4. **The Goal**: Have the Yellow cup in Slot 3 before the first Orange cup is even finished pouring. This eliminates the "searching" downtime mid-level.
The "Meter-Watch" Optimization
Speed runners do not watch the sand fall; they watch the **Progress Meter**.
* Locate the meter with your peripheral vision.
* As soon as the segment fills up, release the button.
* Do not wait for the sand pile to visually settle. The meter updates faster than the graphics. By reacting to the number, you gain a 0.5-second advantage on every single color switch.
Optimal Path: Skipping the Mystery
If you are confident in your aim, you can skip processing Mystery Cups entirely to save belt cycles.
* If the Mystery Cup is not blocking the Yellow in the tray, **leave it in the tray**.
* Only load the colors you strictly need: Orange -> Yellow -> Red.
* This reduces the number of cups you need to cycle through the nozzle, keeping the belt moving faster towards the finish line.
The "Burst Fire" Start
At the very start of the level (0:00), the dispenser is ready. Do not wait for the belt to fully align.
1. As soon as the level starts, tap the first Orange cup.
2. **Immediately** start tapping the second Orange cup to queue it behind the first.
3. This "Burst Fire" input clears the inventory queue faster, allowing you to reach the critical Yellow cup seconds earlier than a casual player would.
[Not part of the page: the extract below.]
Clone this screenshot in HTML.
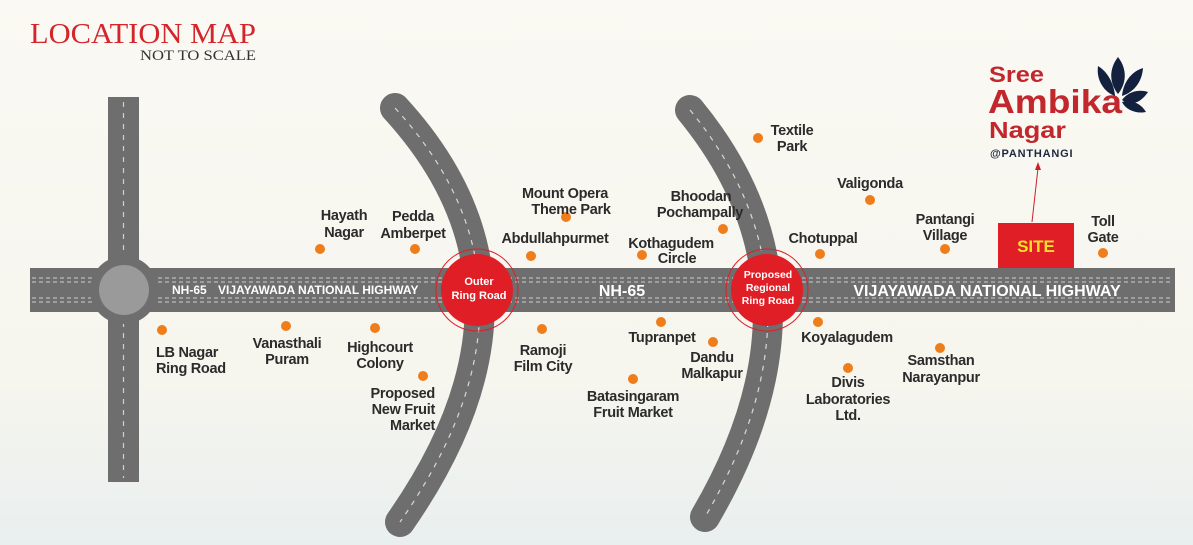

Exploiting the "Settle" Lag
There is a brief moment after a pour where the game calculates physics. During this 0.5s window, the UI is "locked."
* **The Trick**: Pour your Yellow. While the Yellow sand is settling (and you can't pour anyway), use that time to frantically drag the Red cup from the tray onto the belt.
* By the time the Yellow meter clicks up, your Red cup is already halfway to the nozzle. This eliminates the downtime between the Yellow and Red phases.